Man kann die Verfolgung von Christen nur dann glaubwürdig anprangern, wenn man im eigenen Land die anderen Religionen auch respektiert.
(Beifall bei der LINKEN sowie bei Abgeordneten des BÜNDNISSES 90/DIE GRÜNEN)
Aber da hapert es bei der Union bekanntermaßen.
(Zuruf von der CDU/CSU: Bitte, was?)
So brüstete sich im Berliner Wahlkampf die Neuköllner Baustadträtin der CDU offen, mit dem Baurecht die Errichtung einer Moschee im Stadtteil blockiert zu haben.
(Zuruf von der LINKEN: So ist es!)
Spitzenkandidat Friedbert Pflüger unterstützte die Kampagne gegen den Bau einer Moschee im Bezirk Pankow,

(Zuruf von der LINKEN: Das ist die Scheinheiligkeit!)
eine Kampagne, die bequem von den Nazis gekapert werden konnte. Am 1. April mussten wir dann mit ansehen, wie der örtliche CDU-Schatzmeister Lasinski Seit
an Seit mit der NPD marschierte.
Die Kehrseite der Medaille ist die mangelnde Bereitschaft, Verfolgten in Deutschland Asyl zu gewähren. Die Koalitionsparteien prangern wohl die Verfolgung von
Christen in Pakistan an. Doch in Nordrhein-Westfalen verweigert das Land dem pakistanischen Christen Aziz Mirza politisches Asyl. Bekanntermaßen regiert dort die CDU. Die Innenbehörden erkennen ihn schlichtweg nicht als verfolgten Christen an.
In ihrem Antrag ziehen die Regierungsparteien den so genannten Weltverfolgungsindex heran, um die Verfolgung von Christen in Nordkorea zu geißeln. Doch auf eine Kleine Anfrage der Linken antwortete die Bundesregierung, dass genau dieser Weltverfolgungsindex - ich zitiere -
im Asylverfahren beim Bundesamt für Migration und Flüchtlinge … keine praktische Relevanz hat.

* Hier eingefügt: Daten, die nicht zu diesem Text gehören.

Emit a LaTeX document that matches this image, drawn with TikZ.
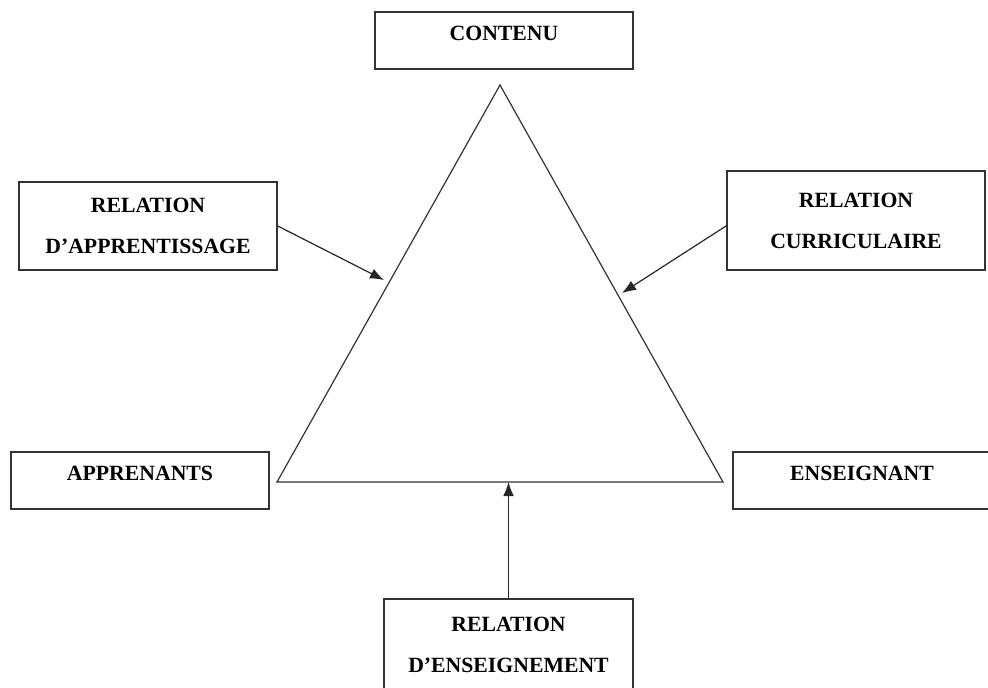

Ich weiß nicht, wie Sie das nennen. Ich nenne es Heuchelei, liebe Kolleginnen und Kollegen von der Union.
(Beifall bei der LINKEN sowie bei Abgeordneten des BÜNDNISSES 90/DIE GRÜNEN)
Es ist schon erstaunlich, dass Sie mit dem vorliegenden Antrag hinter die Initiative des eigenen Innenministers zurückfallen. Herr Schäuble hat endlich den Dialog mit den Vertretern des Islam in Deutschland im Rahmen einer gemeinsamen Konferenz begonnen. Anstatt diese Initiative zu fördern und zu begrüßen, fällt den Antragstellern
dazu nichts weiter ein, als - ich zitiere -
Hüseyin-Kenan Aydin
den interkulturellen Dialog mit dem Islam … zu nutzen, um auch auf die Situation von Christen in Staaten mit muslimischer Mehrheit hinzuweisen.
Mehr ist zu dem Thema nicht zu lesen.
(Beifall bei der LINKEN)
Ich frage Sie: Reduziert sich ein Dialog auf das Erheben des eigenen Zeigefingers? Haben Sie den Moslems in Deutschland nicht mehr zu sagen?
Lassen Sie mich in diesem Zusammenhang ein weiteres Thema ansprechen, das den Antragstellern offenbar nicht der Rede wert war. Im Juli 1993 haben islamistische
Fanatiker im türkischen Sivas ein gegen Aleviten gerichtetes Pogrom organisiert. 37 Menschen kamen dabei grausam ums Leben. Nach Kenntnis der Bundesregierung
halten sich von den 76 in der Türkei verurteilten Attentätern elf in Deutschland auf, zum Teil als anerkannte Flüchtlinge. Bemühungen zu deren Ergreifung sind nicht zu erkennen, obgleich Auslieferungsbegehren vorliegen.
Vizepräsident Dr. h. c. Wolfgang Thierse:
Herr Kollege, Sie müssen zum Ende kommen.
Hüseyin-Kenan Aydin (DIE LINKE):
Ich komme zum Ende, Herr Präsident.
Glaubensfreiheit heißt, sich weltweit für die verfolgten religiösen Minderheiten einzusetzen. Sie beginnt vor der eigenen Haustür.
(Beifall bei der LINKEN sowie bei Abgeordneten des BÜNDNISSES 90/DIE GRÜNEN)
Religionsfreiheit ist immer auch die Freiheit des Andersgläubigen, auch in der Türkei, meine Damen und Herren.